JAMBI, MENARA62.COM – Kelompok usia produktif ternyata memiliki risiko cedera kepala lebih tinggi dibanding kelompok usia lainnya. Disusul kemudian kelompok lansia berusia 75 tahun ke atas dan balita.
“Memang cedera kepala bisa terjadi pada semua orang. tetapi pada kelompok usia tertentu kasusnya tergolong tinggi, seperti usia produktif antara 15-24 tahun atau lansia di atas 75 tahun dab anak di bawah usia 5 tahun,” kata dr Ronny Setiawan, Sp.BS., spesialis bedah syaraf Siloam Hospitals Jambi pada acara edukasi kesehatan yang digelar manajemen Hospitals Jambi secara live melalui instagram, Rabu (17/2/2021).
Cedera kepala (trauma kepala) merupakan kondisi struktur kepala mengalami benturan dan berpotensi menimbulkan gangguan pada fungsi otak. Beberapa kondisi pada cedera kepala meliputi luka ringan, memar di kulit kepala, bengkak, perdarahan, dislokasi, patah tulang tengkorak dan gegar otak.
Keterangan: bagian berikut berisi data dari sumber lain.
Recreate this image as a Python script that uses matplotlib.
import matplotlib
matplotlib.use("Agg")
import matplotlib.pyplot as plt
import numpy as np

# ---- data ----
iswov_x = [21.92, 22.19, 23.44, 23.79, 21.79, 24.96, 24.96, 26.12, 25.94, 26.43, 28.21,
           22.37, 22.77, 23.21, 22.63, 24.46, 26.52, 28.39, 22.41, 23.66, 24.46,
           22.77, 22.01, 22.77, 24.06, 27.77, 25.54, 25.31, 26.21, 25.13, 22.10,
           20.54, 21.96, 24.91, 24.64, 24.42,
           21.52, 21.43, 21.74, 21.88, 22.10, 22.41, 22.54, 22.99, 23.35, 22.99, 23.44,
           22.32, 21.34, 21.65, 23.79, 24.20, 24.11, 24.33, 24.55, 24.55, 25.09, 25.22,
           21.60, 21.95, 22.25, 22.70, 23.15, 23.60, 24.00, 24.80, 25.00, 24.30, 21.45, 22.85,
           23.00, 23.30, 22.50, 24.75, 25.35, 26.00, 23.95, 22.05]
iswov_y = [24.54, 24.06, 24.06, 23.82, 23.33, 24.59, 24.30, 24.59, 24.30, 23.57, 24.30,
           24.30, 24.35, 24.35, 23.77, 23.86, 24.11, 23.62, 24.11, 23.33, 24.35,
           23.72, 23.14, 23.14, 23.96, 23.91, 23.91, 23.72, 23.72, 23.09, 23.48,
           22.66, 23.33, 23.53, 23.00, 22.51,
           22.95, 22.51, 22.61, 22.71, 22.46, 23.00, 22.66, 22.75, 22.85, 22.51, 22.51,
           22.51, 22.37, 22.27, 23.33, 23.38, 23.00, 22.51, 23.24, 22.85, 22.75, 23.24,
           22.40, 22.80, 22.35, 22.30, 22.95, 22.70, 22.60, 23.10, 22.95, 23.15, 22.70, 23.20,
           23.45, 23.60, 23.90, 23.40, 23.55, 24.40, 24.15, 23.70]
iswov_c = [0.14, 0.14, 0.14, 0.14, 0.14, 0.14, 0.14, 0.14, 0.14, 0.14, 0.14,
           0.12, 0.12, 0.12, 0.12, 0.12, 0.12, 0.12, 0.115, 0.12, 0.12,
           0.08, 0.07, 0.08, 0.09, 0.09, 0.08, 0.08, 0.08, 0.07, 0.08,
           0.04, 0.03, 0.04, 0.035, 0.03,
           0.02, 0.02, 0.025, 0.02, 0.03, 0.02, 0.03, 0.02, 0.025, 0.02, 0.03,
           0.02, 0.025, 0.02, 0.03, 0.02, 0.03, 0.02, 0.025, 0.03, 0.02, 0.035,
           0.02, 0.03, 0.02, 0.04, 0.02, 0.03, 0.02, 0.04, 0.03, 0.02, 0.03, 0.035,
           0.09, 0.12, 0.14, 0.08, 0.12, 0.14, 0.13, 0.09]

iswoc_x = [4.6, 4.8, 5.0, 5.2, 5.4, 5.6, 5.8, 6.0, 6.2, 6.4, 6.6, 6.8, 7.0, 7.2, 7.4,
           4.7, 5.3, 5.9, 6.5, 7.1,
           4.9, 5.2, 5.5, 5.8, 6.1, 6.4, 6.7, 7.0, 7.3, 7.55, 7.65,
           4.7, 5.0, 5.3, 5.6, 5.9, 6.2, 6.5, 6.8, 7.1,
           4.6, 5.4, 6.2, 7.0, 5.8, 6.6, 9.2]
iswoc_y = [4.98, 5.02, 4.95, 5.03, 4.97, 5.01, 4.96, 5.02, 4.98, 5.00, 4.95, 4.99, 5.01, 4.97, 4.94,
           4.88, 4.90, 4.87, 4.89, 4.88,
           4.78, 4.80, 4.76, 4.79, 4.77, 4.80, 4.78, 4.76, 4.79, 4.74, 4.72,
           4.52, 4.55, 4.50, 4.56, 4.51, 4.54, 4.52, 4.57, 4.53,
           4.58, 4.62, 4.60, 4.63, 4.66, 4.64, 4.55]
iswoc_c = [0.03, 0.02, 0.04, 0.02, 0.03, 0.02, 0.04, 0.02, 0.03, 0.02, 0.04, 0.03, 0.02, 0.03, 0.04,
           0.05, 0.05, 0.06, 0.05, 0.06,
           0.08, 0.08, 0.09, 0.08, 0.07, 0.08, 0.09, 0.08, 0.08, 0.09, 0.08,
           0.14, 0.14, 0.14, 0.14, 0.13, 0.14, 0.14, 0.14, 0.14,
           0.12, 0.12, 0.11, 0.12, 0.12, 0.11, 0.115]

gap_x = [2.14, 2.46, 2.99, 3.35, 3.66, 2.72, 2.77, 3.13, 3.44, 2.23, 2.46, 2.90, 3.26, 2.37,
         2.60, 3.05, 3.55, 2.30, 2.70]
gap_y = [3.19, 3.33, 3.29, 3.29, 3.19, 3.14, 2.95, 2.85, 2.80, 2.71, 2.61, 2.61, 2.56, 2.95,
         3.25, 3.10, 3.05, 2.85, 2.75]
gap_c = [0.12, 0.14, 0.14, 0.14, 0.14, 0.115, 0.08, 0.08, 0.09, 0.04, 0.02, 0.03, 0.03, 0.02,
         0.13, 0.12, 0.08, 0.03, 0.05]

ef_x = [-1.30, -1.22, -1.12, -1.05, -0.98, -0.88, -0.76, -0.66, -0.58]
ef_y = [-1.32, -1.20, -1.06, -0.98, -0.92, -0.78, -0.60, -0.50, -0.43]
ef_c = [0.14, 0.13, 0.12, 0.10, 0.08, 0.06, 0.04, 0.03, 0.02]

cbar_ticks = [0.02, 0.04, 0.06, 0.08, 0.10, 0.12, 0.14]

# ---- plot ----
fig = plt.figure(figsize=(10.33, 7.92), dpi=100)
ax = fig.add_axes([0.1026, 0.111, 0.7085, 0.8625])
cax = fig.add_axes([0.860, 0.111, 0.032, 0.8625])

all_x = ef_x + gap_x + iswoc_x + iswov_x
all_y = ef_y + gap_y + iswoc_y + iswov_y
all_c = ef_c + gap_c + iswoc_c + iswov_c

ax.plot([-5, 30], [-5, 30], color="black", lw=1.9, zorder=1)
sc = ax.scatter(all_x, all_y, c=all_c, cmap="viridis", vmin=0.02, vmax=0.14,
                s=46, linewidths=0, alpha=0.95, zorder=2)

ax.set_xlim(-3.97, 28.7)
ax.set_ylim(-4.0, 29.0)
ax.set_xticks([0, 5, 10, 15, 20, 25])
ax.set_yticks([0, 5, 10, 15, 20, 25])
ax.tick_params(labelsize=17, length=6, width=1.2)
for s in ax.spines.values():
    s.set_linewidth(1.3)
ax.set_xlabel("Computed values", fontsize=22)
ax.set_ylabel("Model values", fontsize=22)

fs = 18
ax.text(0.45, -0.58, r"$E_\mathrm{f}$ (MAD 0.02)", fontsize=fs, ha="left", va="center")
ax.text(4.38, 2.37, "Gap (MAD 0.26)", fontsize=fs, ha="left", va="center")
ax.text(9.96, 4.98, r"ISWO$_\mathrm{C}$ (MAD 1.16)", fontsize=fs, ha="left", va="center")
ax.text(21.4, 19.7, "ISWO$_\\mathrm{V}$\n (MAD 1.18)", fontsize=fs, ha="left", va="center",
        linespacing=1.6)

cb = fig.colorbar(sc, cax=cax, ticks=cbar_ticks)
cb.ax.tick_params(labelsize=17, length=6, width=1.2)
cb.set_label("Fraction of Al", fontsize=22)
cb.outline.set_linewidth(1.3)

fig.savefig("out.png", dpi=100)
Selain itu, cedera kepala juga dapat dibedakan menjadi cedera kepala terbuka dan tertutup. Cedera kepala terbuka adalah apabila cedera menyebabkan kerusakan pada tulang tengkorak sehingga mengenai jaringan otak. Sedangkan cedera kepala tertutup adalah bila cedera yang terjadi tidak menyebabkan kerusakan pada tulang tengkorak, dan tidak mengenai otak secara langsung
Secara umum kasus cedera kepala yang menyebabkan kematian akibat kecelakaan lalulintas masih sangat tinggi, khususnya di Jambi setiap hari ditemukan satu kejadian meninggal dan di Indonesia angka kematian akibat kecelakaan lalulintas per hari mencapai sekitar 70 korban jiwa.
Lebih lanjut dr Ronny menjelaskan, cedera kepala dibagi menjadi tiga kategori yakni cedera kepala ringan (geger otak) dengan gejalanya berupa pusing mual dan lupa saat kejadian. Lalu cedera kepala sedang dengan gejalanya berupa gelisah, pusing hebat, muntah, dan bicara tidak jelas. Terakhir adalah cedera kepala berat dengan gejalanya berupa tidak sadar (pingsan), nadi lemah, napas pendek, tangan dan kaki dingin.
“Tidak semua cedera kepala harus dilakukan operasi atau tindakan pembedahan, bisa dilakukan observasi terlebih dahulu setelah diketahui hasilnya baru bisa dilakukan tindakan pembedahan atau hanya diberikan obat-obatan,” lanjut dr Ronny.
Untuk menghindari kemungkinan bertambah parah atau resiko kematian, dr Ronny memberikan beberapa tips sederhana. Yakni segera minta pertolongan dengan menghubungi pihak rumah sakit terdekat, kondisikan korban ditempat aman, berikan ruang bebas u tuk pasien agar oksigen yang dibutuhkan tercukupi dan hindari mengangkat korban untuk menghindari cedera leher dan jalan pernapasan.
Pada kasus cedera karena kecelakaan di lalulintas/jalan raya sebaiknya dilakukan oleh pihak yang sudah mahir untuk kasus kecelakaan, bisa segera hubungi ambulans dan berikan akses aman untuk korban.
Sedang cedera pada bayi, menurut dr Ronny membutuhkan perlakukan khusus. Perhatikan respon bayi saat mengalami cedera kepala.
“Jika bayi masih menangis atau merespon saat terjadi cedera artinya masih kategori ringan. Selama tetap dilakukan observasi agar dapat dilihat lebih lanjut melalui pemeriksaan CT scan. Sehingga dokter dapat memastikan apakah perlu dilakukan pembedahan atau hanya diberikan obat-obatan,” pungkas dr Ronny.